#### EXERCISE DETAILS
All lines in which the word "this" occurs are to be extracted.

#### RECORD EXCERPTS
** start **
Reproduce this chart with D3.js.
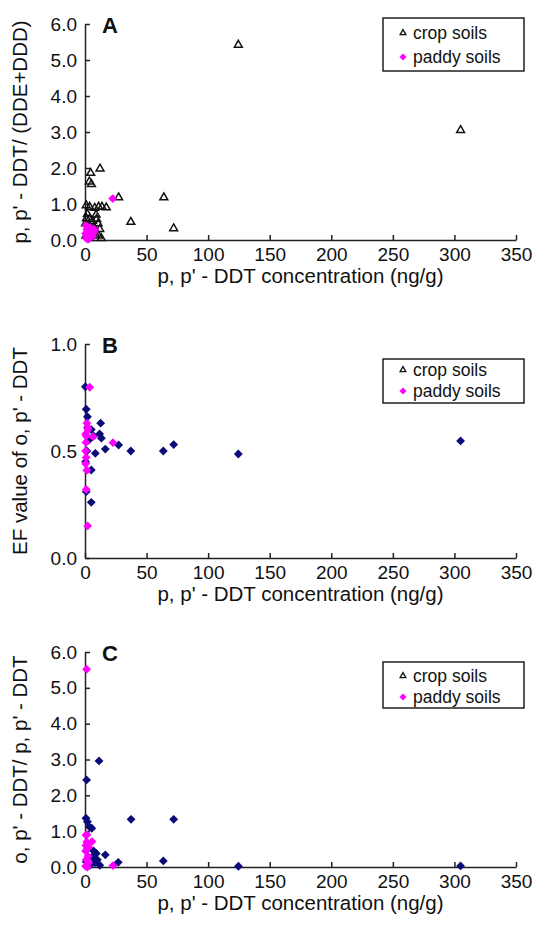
** end **
** start **
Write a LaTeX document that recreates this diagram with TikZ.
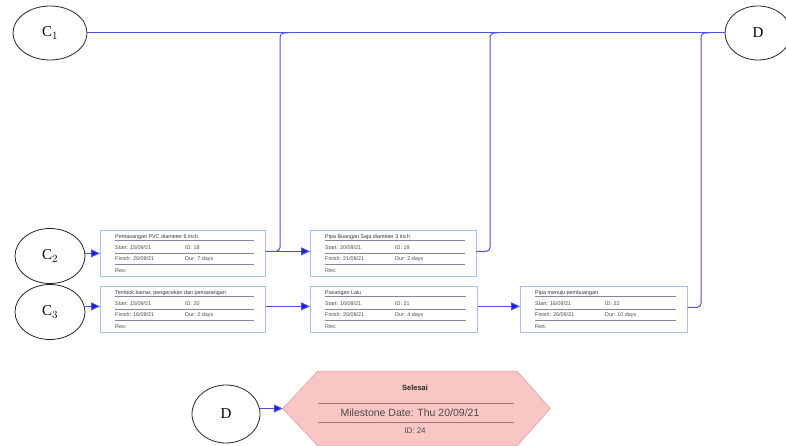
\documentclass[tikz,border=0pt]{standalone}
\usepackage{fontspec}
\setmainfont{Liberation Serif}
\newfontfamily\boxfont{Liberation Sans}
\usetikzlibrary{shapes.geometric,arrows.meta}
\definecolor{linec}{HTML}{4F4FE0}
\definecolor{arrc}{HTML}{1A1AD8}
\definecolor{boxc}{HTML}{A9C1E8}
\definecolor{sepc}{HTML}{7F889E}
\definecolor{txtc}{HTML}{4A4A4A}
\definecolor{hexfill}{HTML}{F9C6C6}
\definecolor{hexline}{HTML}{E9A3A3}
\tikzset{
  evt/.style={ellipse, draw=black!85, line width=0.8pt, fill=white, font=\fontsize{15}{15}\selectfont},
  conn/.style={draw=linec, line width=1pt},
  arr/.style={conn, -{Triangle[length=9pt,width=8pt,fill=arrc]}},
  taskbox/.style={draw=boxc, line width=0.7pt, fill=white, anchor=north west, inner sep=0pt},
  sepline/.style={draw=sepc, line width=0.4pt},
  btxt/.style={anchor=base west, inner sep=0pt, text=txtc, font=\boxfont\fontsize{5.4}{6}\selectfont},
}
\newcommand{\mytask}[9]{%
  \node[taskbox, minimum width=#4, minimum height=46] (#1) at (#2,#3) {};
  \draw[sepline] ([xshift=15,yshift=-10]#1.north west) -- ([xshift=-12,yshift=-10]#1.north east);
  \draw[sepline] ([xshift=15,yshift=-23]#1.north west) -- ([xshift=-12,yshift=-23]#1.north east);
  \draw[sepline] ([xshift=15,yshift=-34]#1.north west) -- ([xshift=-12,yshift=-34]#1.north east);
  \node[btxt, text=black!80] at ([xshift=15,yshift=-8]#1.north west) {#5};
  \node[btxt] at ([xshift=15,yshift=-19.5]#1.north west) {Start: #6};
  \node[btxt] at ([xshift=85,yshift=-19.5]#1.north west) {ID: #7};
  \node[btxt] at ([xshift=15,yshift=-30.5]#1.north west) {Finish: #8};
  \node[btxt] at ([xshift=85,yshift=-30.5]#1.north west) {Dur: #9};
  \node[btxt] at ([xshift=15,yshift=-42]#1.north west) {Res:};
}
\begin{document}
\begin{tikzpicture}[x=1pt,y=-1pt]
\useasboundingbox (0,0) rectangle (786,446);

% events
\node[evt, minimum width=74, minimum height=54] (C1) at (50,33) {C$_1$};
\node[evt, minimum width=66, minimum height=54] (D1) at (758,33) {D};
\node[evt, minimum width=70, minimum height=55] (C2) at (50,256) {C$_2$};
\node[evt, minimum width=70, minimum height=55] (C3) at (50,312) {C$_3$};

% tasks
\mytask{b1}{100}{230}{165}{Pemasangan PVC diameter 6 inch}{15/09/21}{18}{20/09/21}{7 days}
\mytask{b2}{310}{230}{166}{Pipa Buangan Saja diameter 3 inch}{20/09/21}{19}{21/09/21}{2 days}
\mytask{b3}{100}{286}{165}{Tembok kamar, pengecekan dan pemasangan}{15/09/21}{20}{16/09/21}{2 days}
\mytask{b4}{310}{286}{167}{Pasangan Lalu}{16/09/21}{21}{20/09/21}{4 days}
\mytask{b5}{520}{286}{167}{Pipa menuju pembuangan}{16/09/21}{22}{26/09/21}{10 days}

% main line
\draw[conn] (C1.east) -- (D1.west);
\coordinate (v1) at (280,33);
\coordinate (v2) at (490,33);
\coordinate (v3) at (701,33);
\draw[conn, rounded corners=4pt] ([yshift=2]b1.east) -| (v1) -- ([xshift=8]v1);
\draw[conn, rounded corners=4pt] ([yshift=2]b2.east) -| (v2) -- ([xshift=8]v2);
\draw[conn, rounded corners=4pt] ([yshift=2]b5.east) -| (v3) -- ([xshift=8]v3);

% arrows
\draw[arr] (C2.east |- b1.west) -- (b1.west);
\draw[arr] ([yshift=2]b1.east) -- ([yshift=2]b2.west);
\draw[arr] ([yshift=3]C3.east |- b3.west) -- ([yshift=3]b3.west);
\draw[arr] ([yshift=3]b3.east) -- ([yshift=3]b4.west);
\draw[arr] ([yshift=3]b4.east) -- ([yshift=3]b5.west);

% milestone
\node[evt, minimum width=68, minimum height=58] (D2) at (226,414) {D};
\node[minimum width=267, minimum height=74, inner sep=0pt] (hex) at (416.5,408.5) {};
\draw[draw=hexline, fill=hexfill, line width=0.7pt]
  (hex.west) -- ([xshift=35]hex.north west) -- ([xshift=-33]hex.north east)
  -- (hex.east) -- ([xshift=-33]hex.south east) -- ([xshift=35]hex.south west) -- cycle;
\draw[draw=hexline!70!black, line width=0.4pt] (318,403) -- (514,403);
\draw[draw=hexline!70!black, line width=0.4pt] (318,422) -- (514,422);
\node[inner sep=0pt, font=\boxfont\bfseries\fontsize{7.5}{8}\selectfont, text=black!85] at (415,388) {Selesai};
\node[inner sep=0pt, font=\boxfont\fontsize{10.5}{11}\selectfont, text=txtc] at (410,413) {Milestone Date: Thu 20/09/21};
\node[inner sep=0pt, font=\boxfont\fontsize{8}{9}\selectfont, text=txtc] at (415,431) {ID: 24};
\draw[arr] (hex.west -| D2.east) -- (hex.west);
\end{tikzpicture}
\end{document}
** end **
#### EXERCISE OUTPUT
Reproduce this chart with D3.js.
Write a LaTeX document that recreates this diagram with TikZ.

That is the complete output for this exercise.